Well, apparently, there are enough of them and enough to say about them to fill a book.
It isn't a big book, only 21 pages, but dense and written in legalese that make it difficult to discern what may or may not be done by a traveler. Because it is dense, and because it imposes requirements on an American citizen that don't exist for any other country, as far as I know. With my U.S. Passport, I'm able to book a flight to any county in the world -- except Cuba. To get to Cuba, I have to fill out a five page form to obtain a License that might or might not be approved. The license restricts me from doing certain things that I might want to do. It requires that I do things that I might not want to do, such as travel with a defined group or stay in an approved place.

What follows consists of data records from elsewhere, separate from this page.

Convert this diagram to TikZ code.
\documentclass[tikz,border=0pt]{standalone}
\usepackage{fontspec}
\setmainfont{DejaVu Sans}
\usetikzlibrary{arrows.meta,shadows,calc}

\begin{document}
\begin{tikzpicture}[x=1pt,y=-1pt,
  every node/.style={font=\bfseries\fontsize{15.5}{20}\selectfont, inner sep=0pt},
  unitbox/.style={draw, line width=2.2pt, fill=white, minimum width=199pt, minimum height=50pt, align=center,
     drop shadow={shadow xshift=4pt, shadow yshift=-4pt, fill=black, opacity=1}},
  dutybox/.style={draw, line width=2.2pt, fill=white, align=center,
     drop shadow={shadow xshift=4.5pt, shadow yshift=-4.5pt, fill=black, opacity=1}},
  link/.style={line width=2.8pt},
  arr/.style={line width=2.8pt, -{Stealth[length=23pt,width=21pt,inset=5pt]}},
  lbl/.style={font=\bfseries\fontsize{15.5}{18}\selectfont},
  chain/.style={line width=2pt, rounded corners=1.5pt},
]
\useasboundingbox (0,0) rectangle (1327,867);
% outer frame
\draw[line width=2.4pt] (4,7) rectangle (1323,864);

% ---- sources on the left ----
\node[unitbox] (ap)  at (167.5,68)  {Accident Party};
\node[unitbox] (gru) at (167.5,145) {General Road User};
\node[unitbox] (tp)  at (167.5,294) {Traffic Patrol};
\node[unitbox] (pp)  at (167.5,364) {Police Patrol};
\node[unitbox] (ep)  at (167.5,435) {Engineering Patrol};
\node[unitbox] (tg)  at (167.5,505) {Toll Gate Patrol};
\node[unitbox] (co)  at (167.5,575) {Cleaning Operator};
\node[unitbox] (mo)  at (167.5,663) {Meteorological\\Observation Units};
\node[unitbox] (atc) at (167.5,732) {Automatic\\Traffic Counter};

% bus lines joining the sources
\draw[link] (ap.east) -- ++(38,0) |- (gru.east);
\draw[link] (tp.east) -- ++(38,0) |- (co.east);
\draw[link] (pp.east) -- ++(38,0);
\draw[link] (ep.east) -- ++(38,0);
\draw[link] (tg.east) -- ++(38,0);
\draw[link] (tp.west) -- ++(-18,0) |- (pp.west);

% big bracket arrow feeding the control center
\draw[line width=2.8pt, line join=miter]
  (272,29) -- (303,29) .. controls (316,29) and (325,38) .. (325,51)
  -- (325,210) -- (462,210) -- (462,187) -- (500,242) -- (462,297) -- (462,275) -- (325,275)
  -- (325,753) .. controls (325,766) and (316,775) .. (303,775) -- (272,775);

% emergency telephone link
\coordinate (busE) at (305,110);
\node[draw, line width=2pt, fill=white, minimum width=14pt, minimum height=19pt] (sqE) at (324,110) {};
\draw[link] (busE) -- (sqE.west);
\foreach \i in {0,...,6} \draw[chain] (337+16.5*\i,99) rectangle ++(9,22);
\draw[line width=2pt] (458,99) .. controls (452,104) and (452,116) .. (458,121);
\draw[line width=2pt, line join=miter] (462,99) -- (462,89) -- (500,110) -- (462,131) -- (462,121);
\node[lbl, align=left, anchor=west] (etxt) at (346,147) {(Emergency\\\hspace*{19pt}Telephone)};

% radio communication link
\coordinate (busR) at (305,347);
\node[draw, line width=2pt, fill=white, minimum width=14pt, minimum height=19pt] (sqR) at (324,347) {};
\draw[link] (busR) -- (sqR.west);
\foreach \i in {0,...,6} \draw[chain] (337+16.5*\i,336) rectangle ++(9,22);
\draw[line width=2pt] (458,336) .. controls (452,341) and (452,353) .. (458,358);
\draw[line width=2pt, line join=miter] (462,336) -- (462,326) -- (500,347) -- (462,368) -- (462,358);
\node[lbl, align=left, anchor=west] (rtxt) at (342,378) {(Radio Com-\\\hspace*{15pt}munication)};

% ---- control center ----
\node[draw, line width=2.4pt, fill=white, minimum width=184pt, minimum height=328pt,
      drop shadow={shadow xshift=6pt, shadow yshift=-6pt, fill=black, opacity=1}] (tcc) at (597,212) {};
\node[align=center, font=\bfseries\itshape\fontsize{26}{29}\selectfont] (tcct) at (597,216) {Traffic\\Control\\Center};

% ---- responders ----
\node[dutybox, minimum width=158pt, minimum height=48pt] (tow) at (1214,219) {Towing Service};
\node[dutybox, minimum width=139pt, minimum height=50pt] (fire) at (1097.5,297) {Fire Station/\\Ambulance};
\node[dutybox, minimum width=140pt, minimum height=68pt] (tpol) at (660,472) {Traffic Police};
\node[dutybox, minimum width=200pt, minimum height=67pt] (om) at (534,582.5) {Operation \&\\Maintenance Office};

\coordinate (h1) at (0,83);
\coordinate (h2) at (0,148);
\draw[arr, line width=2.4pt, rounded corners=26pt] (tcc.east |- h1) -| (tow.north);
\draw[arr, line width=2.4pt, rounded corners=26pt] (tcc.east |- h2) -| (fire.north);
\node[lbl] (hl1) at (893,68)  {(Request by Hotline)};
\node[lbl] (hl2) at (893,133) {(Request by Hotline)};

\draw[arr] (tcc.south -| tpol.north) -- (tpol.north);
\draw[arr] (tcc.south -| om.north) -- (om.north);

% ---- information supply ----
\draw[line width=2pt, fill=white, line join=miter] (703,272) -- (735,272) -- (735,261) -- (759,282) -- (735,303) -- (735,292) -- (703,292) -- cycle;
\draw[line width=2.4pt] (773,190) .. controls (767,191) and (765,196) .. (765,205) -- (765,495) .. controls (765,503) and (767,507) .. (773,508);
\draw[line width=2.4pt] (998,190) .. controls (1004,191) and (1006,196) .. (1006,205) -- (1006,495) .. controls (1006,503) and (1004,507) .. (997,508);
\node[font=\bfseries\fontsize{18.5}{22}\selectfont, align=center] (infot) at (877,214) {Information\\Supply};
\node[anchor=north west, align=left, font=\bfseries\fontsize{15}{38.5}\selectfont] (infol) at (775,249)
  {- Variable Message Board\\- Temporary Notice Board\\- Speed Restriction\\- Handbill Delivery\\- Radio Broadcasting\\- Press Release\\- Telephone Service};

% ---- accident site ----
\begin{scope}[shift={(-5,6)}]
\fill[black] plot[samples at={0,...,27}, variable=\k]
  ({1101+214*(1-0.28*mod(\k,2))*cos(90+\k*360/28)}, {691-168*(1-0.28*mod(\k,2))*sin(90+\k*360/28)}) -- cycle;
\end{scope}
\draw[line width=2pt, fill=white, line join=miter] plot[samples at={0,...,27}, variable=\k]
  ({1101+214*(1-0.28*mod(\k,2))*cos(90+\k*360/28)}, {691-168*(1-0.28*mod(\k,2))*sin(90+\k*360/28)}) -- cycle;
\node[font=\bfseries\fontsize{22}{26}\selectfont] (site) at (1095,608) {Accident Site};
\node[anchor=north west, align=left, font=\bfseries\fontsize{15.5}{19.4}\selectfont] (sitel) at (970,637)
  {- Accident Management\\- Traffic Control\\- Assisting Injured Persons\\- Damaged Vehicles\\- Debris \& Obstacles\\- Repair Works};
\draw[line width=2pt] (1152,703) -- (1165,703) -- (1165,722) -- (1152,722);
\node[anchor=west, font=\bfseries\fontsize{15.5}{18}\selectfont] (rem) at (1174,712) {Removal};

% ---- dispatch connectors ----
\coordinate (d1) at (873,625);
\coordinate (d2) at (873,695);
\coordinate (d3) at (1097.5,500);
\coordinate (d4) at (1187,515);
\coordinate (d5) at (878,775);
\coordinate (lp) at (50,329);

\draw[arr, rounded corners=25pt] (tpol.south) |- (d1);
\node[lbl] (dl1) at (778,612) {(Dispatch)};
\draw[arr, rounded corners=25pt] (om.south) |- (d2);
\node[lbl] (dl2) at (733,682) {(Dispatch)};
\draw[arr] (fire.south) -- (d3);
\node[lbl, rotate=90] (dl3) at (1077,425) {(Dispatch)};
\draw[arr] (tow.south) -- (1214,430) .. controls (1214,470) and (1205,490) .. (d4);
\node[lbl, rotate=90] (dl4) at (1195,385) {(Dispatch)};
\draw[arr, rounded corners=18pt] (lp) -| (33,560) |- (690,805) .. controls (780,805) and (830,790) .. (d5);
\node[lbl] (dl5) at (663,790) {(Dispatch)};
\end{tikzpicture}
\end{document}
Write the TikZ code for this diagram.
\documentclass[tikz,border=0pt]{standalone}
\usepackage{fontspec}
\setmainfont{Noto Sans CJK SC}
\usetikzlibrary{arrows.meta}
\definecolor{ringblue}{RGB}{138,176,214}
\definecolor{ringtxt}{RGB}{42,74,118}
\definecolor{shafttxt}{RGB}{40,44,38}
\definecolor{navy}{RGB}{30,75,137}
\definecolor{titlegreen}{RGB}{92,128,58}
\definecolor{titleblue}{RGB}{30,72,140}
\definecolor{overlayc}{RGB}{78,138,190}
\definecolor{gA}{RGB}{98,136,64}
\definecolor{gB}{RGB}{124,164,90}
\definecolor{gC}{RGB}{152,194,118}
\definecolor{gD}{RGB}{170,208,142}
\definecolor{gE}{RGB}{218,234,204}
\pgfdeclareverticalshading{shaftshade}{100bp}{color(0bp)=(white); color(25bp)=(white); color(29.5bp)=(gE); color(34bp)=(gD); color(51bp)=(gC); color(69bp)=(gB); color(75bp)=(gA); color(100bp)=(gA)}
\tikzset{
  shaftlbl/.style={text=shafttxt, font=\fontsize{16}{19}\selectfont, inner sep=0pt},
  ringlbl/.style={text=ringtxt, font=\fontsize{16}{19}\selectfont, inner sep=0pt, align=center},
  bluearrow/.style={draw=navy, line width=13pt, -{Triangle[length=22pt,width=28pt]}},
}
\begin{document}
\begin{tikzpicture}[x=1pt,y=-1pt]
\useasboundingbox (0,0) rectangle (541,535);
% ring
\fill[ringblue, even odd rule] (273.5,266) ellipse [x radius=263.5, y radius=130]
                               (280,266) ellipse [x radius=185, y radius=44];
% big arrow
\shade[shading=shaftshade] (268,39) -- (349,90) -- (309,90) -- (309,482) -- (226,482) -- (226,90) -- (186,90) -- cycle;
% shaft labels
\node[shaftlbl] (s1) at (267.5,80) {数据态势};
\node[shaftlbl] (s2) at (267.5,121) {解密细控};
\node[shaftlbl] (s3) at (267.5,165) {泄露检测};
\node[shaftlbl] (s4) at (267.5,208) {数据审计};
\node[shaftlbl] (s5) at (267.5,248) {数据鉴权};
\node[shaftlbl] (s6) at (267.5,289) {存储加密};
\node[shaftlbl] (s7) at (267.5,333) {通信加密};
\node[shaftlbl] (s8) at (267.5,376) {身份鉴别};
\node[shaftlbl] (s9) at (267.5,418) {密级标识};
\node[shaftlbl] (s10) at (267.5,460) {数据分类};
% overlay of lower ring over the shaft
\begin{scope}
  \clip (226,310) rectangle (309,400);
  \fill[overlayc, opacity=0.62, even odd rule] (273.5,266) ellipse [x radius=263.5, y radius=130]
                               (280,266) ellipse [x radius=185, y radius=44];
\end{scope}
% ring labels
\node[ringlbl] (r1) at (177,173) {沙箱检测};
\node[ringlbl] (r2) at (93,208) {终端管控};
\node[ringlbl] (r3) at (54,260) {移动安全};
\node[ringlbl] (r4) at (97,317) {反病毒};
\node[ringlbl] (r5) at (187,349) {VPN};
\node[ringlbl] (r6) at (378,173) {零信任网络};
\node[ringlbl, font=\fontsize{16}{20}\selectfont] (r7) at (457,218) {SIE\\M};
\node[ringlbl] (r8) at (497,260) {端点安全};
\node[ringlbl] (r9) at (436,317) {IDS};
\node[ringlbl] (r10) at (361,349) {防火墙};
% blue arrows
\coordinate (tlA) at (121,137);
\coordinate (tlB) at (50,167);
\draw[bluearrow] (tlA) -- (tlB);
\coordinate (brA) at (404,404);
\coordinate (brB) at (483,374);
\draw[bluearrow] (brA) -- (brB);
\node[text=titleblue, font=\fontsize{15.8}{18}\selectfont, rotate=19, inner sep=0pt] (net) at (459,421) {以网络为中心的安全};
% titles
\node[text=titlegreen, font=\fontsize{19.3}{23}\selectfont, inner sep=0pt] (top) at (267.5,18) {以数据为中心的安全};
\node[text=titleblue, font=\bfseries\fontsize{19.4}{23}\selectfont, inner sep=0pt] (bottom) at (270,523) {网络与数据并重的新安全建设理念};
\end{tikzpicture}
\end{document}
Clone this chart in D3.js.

Mind you, these aren't restrictions or licenses required by the Cuban government, they are required by MY government, and they aren't imposed on me for travel to any other country, and they aren't imposed on citizens of any other country but the United States. Land of the Free? Pah!
Here's an overview:
The Cuban Assets Control Regulations, 31 CFR Part 515 (the “Regulations”), were issued by the U.S. Government on July 8, 1963, under the Trading With the Enemy Act in response to certain hostile actions by the Cuban Government. They apply to all persons (individuals and entities) subject to U.S. jurisdiction – including all U.S. citizens and permanent residents wherever located, all persons in the United States, and all branches and subsidiaries of U.S. organizations throughout the world – as well as all persons engaging in transactions that involve property in or otherwise subject to the jurisdiction of the United States. The Regulations are administered by Department of the Treasury’s Office of Foreign Assets Control (“OFAC”). Criminal penalties violating the Regulations range up to 10 years in prison, $1,000,000 in corporate fines, and $250,000 in individual fines. Civil penalties up to $65,000 per violation may also be imposed. The Regulations require those dealing with Cuba (including traveling to Cuba) to maintain records for five years and, upon request from OFAC, to furnish information regarding such dealings.General and specific licenses are available to engage in certain transactions that are otherwise prohibited by the Regulations. A “general license” authorizes a particular type of transaction without the need for an application to, or further permission from, OFAC. A “specific license” authorizes specific transactions, and is issued to a specific person or persons, usually in response to an application. Types of specific licenses that OFAC frequently issues are set forth in the Regulations as statements of licensing policy.
We'll delve into this more as time goes on.
Meanwhile, "This Year in Cuba" will be our watchword here at 90MilesToKeyWest.